Q: Best option for a startup? A: OpenObserve if you’re bootstrapped, Grafana Cloud if you have some funding. Don’t touch Datadog until you’re post-Series A.
Q: Is Prometheus dying? A: No, but its dominance is eroding. CNCF’s 2026 survey shows new projects using Prometheus dropped from 85% to 72%. VictoriaMetrics and ClickHouse are eating its lunch.
Q: Self-host or SaaS? A: Three-person team? Go SaaS. Five-plus? Consider self-hosting. But factor in the ops cost—Prometheus needs a dedicated person to maintain properly.
Q: Do I need a unified platform for logs, metrics, and traces? A: Ideally yes, but most orgs still use 2-3 tools. OpenObserve and Sysdig are the only ones that truly do all three well.
Bottom Line
There’s no perfect K8s monitoring solution in 2026. Prometheus + Grafana is like Linux—free but requires work. Datadog is macOS—expensive but smooth. Sysdig is FreeBSD—powerful but niche.

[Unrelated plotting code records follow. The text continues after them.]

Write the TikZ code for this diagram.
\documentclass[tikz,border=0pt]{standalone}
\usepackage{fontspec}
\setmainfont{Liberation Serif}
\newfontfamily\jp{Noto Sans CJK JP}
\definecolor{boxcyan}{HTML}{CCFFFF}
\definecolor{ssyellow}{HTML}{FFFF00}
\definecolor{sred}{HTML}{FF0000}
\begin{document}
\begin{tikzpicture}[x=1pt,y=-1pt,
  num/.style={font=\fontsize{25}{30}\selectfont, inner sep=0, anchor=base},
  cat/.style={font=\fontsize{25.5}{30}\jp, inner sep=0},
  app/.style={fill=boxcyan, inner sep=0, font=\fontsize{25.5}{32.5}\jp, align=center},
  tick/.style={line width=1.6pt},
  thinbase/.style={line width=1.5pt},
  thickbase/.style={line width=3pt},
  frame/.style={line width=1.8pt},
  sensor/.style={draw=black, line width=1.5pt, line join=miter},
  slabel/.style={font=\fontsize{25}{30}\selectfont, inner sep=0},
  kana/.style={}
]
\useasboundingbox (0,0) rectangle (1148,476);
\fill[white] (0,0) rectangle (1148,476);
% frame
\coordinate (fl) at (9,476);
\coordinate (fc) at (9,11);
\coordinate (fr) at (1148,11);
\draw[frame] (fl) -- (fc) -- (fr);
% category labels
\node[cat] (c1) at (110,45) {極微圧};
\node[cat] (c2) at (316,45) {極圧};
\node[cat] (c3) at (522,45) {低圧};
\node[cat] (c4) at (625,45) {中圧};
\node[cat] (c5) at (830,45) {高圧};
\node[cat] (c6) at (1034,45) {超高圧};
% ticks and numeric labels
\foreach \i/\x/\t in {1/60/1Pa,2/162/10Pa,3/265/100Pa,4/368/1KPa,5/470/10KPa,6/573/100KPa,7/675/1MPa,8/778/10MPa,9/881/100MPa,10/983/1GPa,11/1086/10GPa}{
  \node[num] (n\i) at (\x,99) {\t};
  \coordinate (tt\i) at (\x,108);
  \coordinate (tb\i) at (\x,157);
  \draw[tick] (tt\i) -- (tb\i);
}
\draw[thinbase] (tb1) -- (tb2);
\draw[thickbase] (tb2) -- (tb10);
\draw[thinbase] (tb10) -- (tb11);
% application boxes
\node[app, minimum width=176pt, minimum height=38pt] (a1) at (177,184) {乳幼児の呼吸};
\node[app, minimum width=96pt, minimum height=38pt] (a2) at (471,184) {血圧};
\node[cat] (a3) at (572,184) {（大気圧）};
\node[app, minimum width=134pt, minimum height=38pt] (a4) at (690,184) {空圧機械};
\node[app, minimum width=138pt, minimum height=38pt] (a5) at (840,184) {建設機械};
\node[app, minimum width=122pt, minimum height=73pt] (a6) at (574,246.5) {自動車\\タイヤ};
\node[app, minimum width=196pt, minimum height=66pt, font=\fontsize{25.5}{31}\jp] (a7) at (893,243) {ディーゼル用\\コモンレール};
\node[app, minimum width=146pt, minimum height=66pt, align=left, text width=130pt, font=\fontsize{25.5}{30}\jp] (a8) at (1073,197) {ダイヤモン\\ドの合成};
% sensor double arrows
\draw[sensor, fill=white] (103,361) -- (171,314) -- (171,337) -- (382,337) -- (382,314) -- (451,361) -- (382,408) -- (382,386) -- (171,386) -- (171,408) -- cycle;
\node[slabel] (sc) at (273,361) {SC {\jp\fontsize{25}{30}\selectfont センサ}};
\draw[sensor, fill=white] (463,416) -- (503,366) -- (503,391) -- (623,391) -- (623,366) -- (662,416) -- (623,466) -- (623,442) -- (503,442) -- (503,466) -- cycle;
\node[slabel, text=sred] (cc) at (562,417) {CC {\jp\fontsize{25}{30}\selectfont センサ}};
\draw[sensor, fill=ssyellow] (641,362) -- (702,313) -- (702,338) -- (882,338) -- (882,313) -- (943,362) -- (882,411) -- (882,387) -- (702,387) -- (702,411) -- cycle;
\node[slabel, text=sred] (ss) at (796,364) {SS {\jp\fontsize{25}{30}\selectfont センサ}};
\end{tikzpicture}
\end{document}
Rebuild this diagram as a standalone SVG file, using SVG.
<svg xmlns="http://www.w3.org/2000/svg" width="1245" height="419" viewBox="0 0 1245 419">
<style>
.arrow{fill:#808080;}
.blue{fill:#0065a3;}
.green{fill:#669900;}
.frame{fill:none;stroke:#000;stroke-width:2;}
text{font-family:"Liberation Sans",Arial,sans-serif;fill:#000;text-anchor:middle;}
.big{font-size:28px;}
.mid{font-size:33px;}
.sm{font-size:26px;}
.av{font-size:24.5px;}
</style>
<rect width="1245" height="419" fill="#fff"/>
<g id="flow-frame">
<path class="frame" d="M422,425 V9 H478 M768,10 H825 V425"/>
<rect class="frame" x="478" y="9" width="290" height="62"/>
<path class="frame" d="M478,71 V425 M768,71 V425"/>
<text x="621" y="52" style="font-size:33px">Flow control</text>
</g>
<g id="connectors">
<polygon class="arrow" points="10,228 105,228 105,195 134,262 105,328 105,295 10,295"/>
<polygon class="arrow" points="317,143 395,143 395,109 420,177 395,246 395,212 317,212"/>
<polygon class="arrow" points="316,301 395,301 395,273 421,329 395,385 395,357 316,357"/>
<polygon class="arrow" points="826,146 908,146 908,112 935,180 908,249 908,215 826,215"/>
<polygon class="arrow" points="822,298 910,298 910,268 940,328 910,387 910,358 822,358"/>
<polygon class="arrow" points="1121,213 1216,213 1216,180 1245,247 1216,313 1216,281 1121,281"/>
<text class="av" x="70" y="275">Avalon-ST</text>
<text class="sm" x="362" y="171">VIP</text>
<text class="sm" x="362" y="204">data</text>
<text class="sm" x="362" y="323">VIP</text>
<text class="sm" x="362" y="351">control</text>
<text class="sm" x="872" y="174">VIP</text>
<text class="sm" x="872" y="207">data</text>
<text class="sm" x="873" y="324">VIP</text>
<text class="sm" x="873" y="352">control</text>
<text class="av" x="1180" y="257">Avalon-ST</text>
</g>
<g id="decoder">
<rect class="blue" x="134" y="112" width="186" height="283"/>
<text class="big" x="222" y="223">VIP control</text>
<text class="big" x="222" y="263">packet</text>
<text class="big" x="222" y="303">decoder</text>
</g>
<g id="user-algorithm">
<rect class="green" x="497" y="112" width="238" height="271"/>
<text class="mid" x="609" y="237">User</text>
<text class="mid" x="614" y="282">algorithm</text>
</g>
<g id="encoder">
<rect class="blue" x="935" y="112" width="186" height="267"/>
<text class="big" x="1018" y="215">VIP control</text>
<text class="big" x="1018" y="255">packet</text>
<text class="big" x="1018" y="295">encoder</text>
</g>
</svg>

My advice: Figure out your top priority—cost, ease of use, or depth. Pick one from the comparison table and run a 3-month trial. Don’t commit until you’ve seen the bill and the alert fatigue.
Because the wrong monitoring tool costs you money. But bad monitoring costs you sleep.
And I’ve had enough 3 AM wake-up calls to last a lifetime.